Exercise prompt — Give the data again exactly, from its opening line through the line in which "import pandas as pd" appears.

---

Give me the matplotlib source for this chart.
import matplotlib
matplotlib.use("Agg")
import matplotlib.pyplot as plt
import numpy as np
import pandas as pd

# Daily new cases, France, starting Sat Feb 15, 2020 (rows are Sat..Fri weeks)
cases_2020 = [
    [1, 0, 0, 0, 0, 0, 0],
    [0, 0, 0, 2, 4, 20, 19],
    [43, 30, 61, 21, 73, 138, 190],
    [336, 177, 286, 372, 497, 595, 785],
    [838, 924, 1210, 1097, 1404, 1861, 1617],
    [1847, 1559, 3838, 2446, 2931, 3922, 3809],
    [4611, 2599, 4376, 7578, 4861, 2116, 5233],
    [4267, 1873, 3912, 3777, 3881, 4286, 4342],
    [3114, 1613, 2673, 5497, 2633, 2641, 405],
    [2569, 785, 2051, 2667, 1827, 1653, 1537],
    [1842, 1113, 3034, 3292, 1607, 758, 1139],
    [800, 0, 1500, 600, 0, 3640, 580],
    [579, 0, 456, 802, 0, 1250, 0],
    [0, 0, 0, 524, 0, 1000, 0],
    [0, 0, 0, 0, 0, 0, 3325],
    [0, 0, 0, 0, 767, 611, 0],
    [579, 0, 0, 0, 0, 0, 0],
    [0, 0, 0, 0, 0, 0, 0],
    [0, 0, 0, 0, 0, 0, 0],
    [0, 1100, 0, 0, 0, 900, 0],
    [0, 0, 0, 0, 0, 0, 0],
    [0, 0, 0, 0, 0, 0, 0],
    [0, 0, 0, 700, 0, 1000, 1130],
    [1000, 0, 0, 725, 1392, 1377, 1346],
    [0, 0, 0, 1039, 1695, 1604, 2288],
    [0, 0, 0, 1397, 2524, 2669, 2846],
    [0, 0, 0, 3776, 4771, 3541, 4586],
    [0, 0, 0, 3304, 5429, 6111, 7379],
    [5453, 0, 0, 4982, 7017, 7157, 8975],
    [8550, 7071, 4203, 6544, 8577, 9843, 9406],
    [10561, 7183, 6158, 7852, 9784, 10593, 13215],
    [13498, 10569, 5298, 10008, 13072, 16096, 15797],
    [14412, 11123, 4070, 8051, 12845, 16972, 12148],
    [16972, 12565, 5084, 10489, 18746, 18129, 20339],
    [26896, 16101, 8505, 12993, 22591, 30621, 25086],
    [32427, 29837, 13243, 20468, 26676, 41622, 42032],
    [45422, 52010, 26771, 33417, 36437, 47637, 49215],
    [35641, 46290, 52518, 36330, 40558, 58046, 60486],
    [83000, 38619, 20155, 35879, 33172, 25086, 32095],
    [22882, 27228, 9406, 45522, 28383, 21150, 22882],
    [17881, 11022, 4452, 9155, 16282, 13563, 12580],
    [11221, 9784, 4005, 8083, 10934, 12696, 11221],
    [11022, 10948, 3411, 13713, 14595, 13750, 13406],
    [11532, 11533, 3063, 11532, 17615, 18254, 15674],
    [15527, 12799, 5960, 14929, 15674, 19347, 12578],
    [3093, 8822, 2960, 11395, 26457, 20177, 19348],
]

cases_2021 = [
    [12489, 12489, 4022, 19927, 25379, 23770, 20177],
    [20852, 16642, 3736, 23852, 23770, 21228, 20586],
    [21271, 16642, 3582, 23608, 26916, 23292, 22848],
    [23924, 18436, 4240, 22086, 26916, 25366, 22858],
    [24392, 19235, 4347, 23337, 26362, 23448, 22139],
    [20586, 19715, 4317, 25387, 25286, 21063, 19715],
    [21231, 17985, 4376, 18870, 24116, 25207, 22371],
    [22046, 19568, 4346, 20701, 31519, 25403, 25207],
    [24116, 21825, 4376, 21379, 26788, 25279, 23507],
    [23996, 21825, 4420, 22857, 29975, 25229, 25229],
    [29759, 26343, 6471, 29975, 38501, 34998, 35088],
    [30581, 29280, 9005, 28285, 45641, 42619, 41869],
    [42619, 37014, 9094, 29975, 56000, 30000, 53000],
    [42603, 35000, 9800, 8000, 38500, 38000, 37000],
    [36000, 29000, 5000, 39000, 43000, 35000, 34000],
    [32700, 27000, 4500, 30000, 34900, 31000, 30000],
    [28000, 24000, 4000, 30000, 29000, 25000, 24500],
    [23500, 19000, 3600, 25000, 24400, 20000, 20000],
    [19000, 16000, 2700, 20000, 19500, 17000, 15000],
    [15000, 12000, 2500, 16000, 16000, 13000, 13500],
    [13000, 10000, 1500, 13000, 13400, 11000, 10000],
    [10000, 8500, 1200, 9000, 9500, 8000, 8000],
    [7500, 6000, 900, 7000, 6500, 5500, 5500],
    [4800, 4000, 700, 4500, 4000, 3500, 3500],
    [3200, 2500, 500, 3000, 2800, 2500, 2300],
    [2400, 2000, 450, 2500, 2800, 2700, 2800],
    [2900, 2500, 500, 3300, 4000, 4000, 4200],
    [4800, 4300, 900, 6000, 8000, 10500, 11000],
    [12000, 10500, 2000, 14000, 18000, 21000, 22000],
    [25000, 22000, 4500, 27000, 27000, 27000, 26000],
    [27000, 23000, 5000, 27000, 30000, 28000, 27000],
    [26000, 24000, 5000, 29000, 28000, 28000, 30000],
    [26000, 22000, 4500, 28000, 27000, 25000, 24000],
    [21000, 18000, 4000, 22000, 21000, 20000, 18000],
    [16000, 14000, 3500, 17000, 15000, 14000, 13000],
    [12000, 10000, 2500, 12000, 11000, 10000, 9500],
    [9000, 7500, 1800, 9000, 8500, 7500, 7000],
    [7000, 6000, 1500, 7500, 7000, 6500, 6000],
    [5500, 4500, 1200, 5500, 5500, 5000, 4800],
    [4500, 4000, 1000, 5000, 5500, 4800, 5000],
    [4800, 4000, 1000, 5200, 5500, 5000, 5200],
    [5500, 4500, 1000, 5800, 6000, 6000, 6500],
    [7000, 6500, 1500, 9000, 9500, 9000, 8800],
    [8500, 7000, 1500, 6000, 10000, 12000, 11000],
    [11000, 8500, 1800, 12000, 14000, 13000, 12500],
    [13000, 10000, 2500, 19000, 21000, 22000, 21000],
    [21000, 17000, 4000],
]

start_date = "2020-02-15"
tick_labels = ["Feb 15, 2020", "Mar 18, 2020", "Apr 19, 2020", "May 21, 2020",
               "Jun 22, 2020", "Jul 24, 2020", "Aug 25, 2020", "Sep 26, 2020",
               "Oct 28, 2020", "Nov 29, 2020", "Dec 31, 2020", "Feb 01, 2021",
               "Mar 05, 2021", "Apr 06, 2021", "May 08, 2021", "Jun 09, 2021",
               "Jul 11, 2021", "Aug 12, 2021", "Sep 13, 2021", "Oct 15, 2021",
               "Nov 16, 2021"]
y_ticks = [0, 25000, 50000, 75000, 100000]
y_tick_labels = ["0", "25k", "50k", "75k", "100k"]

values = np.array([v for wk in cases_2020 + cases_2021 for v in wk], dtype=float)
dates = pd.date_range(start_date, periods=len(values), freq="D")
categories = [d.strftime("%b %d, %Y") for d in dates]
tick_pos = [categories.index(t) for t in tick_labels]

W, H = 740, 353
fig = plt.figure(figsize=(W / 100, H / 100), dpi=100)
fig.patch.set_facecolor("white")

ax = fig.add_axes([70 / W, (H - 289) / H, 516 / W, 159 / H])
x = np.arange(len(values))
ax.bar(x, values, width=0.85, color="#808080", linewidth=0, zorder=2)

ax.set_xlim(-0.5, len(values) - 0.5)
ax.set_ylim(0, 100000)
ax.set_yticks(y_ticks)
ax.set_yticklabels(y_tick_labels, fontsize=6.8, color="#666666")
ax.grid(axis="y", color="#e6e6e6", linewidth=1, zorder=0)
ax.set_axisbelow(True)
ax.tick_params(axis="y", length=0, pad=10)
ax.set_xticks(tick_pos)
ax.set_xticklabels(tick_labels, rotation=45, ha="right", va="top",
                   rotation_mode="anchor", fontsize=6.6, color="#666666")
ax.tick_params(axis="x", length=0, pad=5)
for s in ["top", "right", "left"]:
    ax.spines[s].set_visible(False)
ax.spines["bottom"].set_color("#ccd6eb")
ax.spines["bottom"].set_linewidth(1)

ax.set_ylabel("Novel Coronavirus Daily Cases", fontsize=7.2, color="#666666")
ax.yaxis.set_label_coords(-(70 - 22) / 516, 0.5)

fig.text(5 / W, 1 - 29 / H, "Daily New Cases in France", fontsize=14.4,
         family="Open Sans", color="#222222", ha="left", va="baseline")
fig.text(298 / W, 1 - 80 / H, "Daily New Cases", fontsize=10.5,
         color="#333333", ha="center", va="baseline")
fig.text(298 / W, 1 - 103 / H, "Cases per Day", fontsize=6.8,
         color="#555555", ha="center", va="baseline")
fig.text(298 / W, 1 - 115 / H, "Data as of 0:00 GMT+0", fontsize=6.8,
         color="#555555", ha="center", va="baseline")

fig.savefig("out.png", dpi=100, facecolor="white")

---

The response —
Give me the matplotlib source for this chart.
import matplotlib
matplotlib.use("Agg")
import matplotlib.pyplot as plt
import numpy as np
import pandas as pd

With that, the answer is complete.